Hua further said both sides should work hard to maintain peace and tranquility on the border before a final resolution is reached.

"The fact that there have been no shots fired in so many years really shows that both sides have the desire and ability to maintain peace and stability on the border,” Hua said.

President Pranab Mukherjee described Arunachal Pradesh as an integral part of the country on a visit last November, sparking a heated exchange.

China urged India not to aggravate problems on their shared border.

The two Asian giants have a complicated relationship marked by both booming economic ties and growing distrust.

India and China fought a brief border war in 1962 over the region at the eastern end of the Himalayas. The nuclear-armed neighbours signed a pact in October to ensure that differences on their shared border do not spark a confrontation.

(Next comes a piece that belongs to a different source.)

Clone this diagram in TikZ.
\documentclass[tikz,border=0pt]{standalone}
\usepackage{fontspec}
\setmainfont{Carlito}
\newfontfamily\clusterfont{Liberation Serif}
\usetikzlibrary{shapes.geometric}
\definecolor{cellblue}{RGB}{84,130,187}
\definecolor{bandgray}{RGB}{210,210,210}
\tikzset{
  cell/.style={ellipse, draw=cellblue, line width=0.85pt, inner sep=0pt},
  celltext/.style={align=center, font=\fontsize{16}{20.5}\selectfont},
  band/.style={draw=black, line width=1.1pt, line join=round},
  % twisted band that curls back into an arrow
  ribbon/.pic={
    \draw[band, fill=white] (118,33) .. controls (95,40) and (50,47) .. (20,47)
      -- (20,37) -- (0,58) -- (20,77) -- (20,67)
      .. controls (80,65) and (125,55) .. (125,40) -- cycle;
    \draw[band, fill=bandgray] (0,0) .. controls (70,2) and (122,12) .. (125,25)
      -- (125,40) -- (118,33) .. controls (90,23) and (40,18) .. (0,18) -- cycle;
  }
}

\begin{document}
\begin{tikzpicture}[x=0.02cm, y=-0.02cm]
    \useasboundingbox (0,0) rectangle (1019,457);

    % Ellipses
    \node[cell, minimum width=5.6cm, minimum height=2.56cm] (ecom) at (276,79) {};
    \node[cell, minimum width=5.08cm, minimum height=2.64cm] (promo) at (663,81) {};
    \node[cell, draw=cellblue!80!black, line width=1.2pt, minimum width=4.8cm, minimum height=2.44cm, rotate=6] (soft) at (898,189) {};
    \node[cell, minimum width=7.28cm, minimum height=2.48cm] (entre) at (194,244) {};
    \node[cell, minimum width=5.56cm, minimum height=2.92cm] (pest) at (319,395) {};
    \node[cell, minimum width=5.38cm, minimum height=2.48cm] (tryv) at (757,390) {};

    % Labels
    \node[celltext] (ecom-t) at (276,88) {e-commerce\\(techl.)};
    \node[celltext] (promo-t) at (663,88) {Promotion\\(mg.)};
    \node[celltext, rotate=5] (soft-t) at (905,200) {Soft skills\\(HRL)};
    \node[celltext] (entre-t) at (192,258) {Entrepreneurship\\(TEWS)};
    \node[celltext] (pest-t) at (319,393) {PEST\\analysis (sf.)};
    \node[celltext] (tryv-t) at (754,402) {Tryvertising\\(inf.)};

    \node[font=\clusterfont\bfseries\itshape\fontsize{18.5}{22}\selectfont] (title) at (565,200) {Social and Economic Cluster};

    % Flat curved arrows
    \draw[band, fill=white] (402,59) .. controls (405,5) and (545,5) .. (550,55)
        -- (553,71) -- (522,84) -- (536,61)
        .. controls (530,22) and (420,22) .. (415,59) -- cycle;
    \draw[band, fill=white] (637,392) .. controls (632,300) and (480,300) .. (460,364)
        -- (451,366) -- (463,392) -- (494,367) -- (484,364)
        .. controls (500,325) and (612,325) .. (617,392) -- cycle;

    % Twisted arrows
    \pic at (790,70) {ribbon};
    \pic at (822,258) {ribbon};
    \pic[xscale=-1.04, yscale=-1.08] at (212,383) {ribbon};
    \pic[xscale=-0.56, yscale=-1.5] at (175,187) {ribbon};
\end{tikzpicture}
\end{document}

India regularly holds elections in Arunachal Pradesh, which has been administered as part of the Indian state for decades. China questions India's claim to the territory and calls it South Tibet.

Last May, the two armies were locked in a three-week standoff in the western Himalayas after Chinese troops set up a camp at least 10 km (6 miles) inside territory claimed by India, triggering a public outcry and calls that India should stand up to its powerful neighbour.